For June, the dollar fell 1.2 percent against the yen, snapping eight straight months of gains against the Japanese currency, while the euro was little changed against the dollar.
"We are settling into the bottom of the recent range (on euro/dollar) at around $1.3000," said Andrew Dilz, foreign currency trader at Tempus Inc. in Washington, "but there is no reason not to be trading at $1.3000."
Richmond Fed President Jeffrey Lacker said from West Virginia on Friday that financial markets should brace for more volatility as they digest news that the Fed will scale back bond buying later this year, but added it was an understandable adjustment and will not derail growth.
Investors were also beginning to speculate about what announcements may come from the European Central Bank policy meeting next Thursday.
Analysts said growing worries about the euro zone's faltering economy, in contrast to the relative optimism around the U.S. economy, could hurt the bloc's common currency.
This week ECB President Mario Draghi cited downside risks to growth and said the bank was nowhere near exiting its accommodative monetary policy.
"We think President Draghi will use more dovish language in the statement and during the press conference that will highlight the growing prospects of further easing measures, including negative deposit rates," said CitiFX in a research note.
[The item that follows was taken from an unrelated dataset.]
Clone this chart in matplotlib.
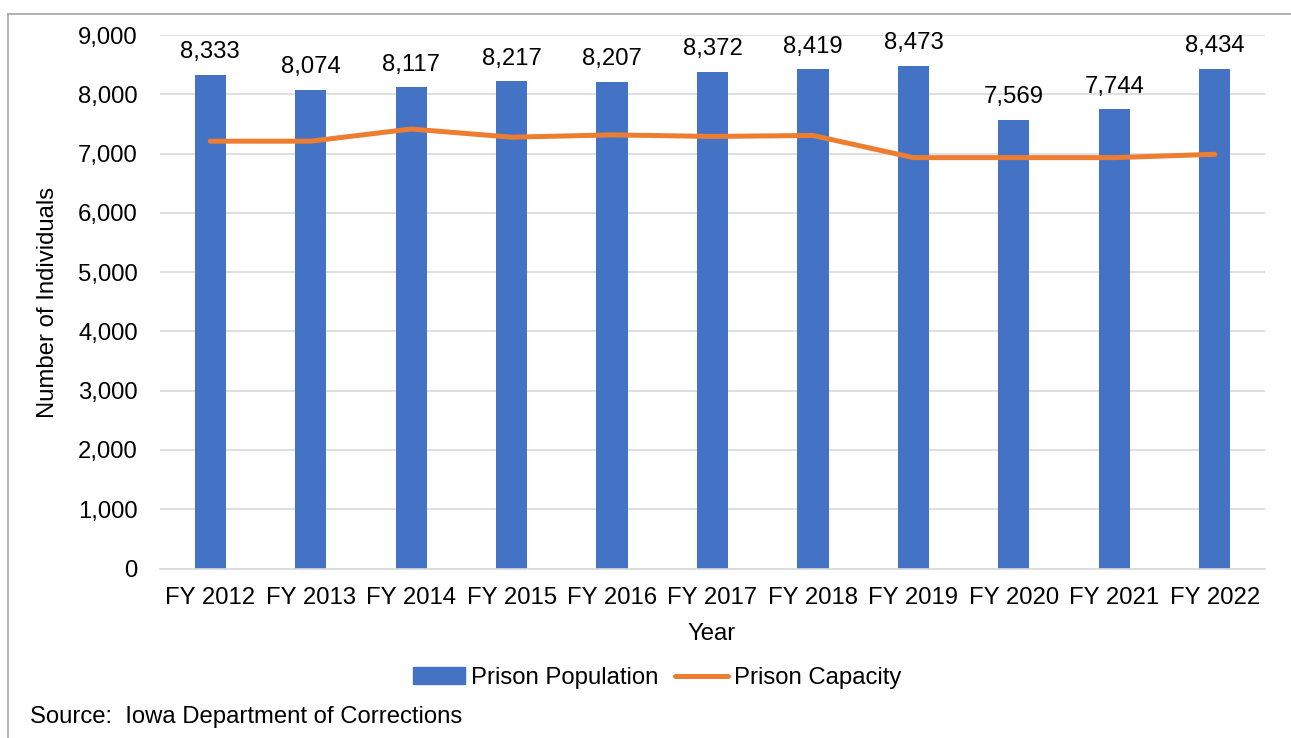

The Bank of England, Reserve Bank of Australia and Sweden's Riksbank will also hold monetary policy meetings next week.
"There is speculation that the ECB may do outright quantitative easing," said David Song, currency analyst at DailyFX in New York.
While the Fed's asset purchases have weighed on the dollar, Song said investors would take it as a positive sign if the ECB ramped up efforts to stoke growth in Europe.
"There is a little bit of a different dynamic on the two currencies," Song said.
Other analysts cautioned that quarter-end flows were creating some distortion in market sentiment.
Large funds rebalance their investment portfolios at the end of each month and quarter, so their flows and requirements to square positions often dominate trade on the last trading day.
The Australian dollar was last down 1 percent against the Canadian dollar at C$0.9619 and touched a session low of C$0.9607 after the release of IMF data on central bank holdings, which for the first time separated reserves in the two commodity bloc currencies as individual line items.
Central banks held US$98.66 billion in the Australian currency globally as of the first quarter, or 1.63 percent of allocated reserves. They held US$94.93 billion in Canadian dollars, or 1.57 percent of known reserves.